Tesla Inc (NASDAQ:TSLA) shares are up another 7.7% this week after the company completed its stock split on Monday and announced a $5 billion offering on Tuesday.
On Wednesday, one Wall Street analyst raised his price target for Tesla and said the company no longer has pressure to self-fund its expansion.
The Tesla Analyst: Bank of America analyst John Murphy reiterated his Neutral rating for Tesla and raised his price target from $350 to $550.
The Tesla Thesis: Murphy said Tesla’s biggest long-term challenge will be funding its massive global expansion efforts, but the higher the stock goes the less pressure Tesla will face in raising that capital.
This week’s $5 billion offering is the second time Tesla has raised outside capital since CEO Elon Musk said it “doesn’t make sense to raise money” back in January.
Murphy said Tesla’s “upward stock spiral” suggests the company has “no need for internal funding.”

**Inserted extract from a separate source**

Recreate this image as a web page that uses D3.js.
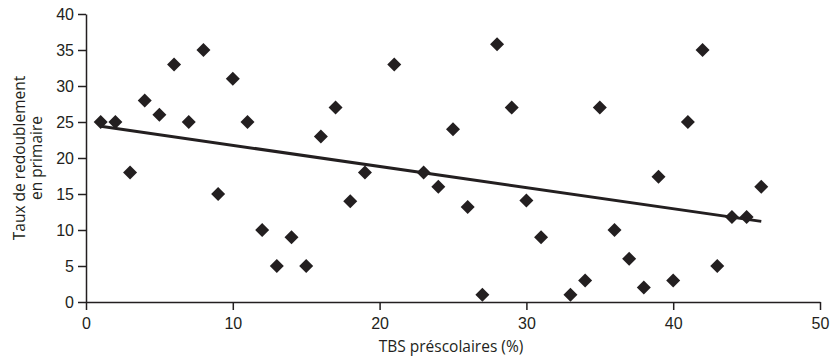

Murphy said Tesla’s auto business “may or may not be dominant in the long-term,” but that outcome is irrelevant if the company continues to have nearly unlimited access to virtually no-cost outside capital.
“After 17 years in existence, TSLA’s hyper-growth is not necessarily self-funding, and really does not need to be when low cost capital is plentiful,” Murphy wrote in the note.
Murphy said the higher Tesla’s stock price goes, the cheaper capital becomes for the company, which creates a positive feedback loop that drives the stock price even higher and creates a “self-fulfilling framework” that helps explain the extreme 961.5% gain in Tesla stock over the past year.
Benzinga’s Take: Tesla is clearly dominating an EV market that is virtually free from competitors at this point. For Tesla to maintain anything close to its current valuation in the long term, it will need to maintain the same level of domination once roughly 20 new EV models produced by other auto companies hit the market for the first time before the end of 2021.